Drone protesters campaign in Lincoln

A group of peace activists rallied outside Lincoln Magistrates Court recently to demonstrate against the RAF Waddington’s alleged use of drones.

The drone protest outside Lincoln Magistrates Court. Photo: Emma Keller

The drone protest outside Lincoln Magistrates Court. Photo: Emma Keller

The protest was staged on Monday, October 7th as six members of their group were found guilty of causing criminal damage after breaking into RAF Waddington earlier this summer.

The six, including Susan Clarkson, Chris Cole, Henrietta Cullinan, Keith Hebden, Martin Newell and Penny Walker illegally cut into the base in June.

They then displayed news articles about drone civilian child victims and planted a peace garden.

Each member of the group, dubbed the ‘Waddington 6’, were sentenced to six months conditional discharge and ordered to pay £100 each in costs and compensation.

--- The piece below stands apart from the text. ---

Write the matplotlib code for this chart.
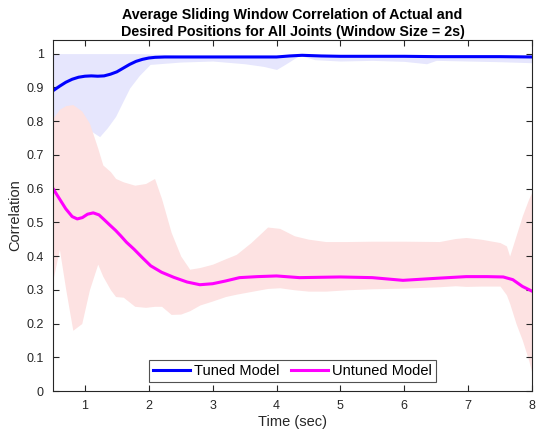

Chris Cole, one of the Waddington 6 prosecuted, said:

“Reliable reports show that hundreds, perhaps thousands, of innocent civilians have been killed in drone strikes.”

“It is surely right that the UK drone operations being run from RAF Waddington deserve a high level of public scrutiny and accountability.”

The protest, which also coincides with the Drones Week of Action between 5-12 October, occurred on the 12 year anniversary of the invasion of Afghanistan.

A large towel, acting as a memorial for all the children who have lost their lives to drone attacks in Afghanistan. Photo: Emma Keller

A large towel, acting as a memorial for all the children who have lost their lives to drone attacks in Afghanistan. Photo: Emma Keller

Mary Dobbing, a researcher for Drone Wars UK, was one of the campaigners against the drones. She said:

“What we’re doing here today is putting drones on trial. It’s not them (the Waddington 6) on trial, it’s the military drones.”

“Drones are futuristic warfare where missiles and bombs can be dropped without putting our troops on the ground. Because of this, we think it makes war more likely.

“Officers are controlling drones from RAF Waddington via satellite and tracking people in Afghanistan.”

The RAF deny the use of drones however, stating that it is a common misconception. They fly Remotely Piloted Air Systems (RPAS) which are operated under the command of NATO International Security and Assistance Forces.

The UK’S only armed RPAS is called the Reaper which operates under the legal authority of UN Security Council resolutions.

An RAF spokesman said:

“Reapers are no different to any other aircraft apart from our people sit on the ground flying them rather than sitting in the air. Reapers are not autonomous; there is always a man in the loop controlling the system.”

“They provide persistent intelligence and surveillance and can also drop bombs and fire laser-guided weapons at the enemy.

“They are undoubtedly helping to save the lives of our forces, our allies and those of countless Afghan civilians. “

He added:

“We fully respect people’s right to protest peacefully and within the law and do nothing to prevent members of the public exercising their right to peaceful protest.”